Quanto sarebbe utile riprendere questo concetto di umanizzazione della fede, in un periodo come questo nel quale, invece, molti cristiani (e soprattutto, purtroppo, molti uomini di Chiesa) hanno come unica preoccupazione quella di cristianizzare una società da loro ritenuta “atea” (il che è tutto da dimostrare) facendo inutili e sterili lotte perché ci venga assicurata una “libertà di culto” - senza peraltro conoscere il significato di questa espressione -nella convinzione che questa si ottiene solo ritornando a celebrare messe e sacramenti con ampia partecipazione di popolo, nonostante la prudenza ci inviti ad attendere ancora un po' per evitare di ricreare problemi peggiori di quelli che già abbiamo vissuto sulla nostra pelle!

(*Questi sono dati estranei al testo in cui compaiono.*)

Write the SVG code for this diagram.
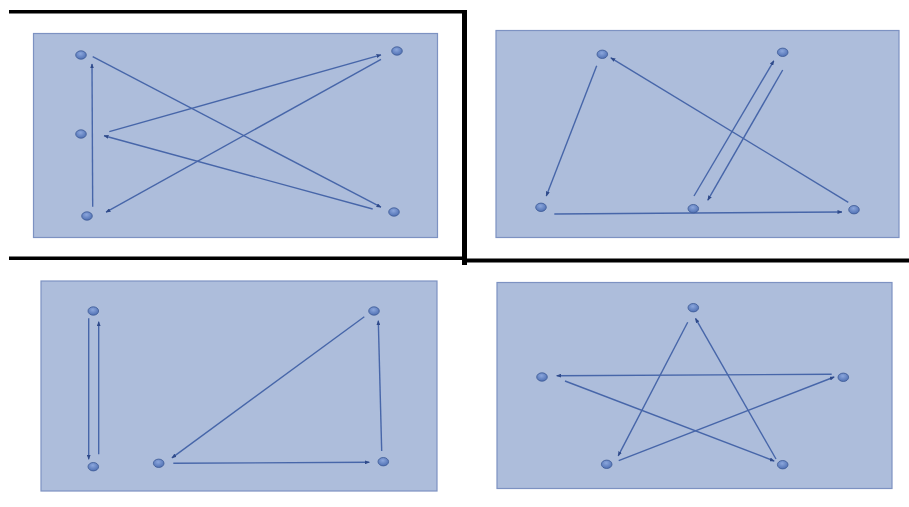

Preoccupiamoci, invece, di umanizzare la nostra religiosità entrando, ad esempio, nelle problematiche della vita delle famiglie, costrette ora a tornare alla normalità della vita lavorativa senza sapere a chi affidare i figli rimasti senza scuola; preoccupiamoci di entrare nelle situazioni umane di fatica di chi, pur tornando a lavorare, non riuscirà a portare a casa uno stipendio adeguato forse per diversi mesi; preoccupiamoci di affidare tutte le ansie, le preoccupazioni e anche le nostre legittime speranze di questi giorni all'intercessione potente di Giuseppe e di Maria. Anch'essi, nei loro anni di esilio in Egitto, non hanno potuto andare al tempio o alla sinagoga per il culto: ma non per questo hanno perso la fede, perché Gesù l'avevano comunque con sé.

Cosa che vale anche per noi, anche se non possiamo ancora celebrare il culto insieme.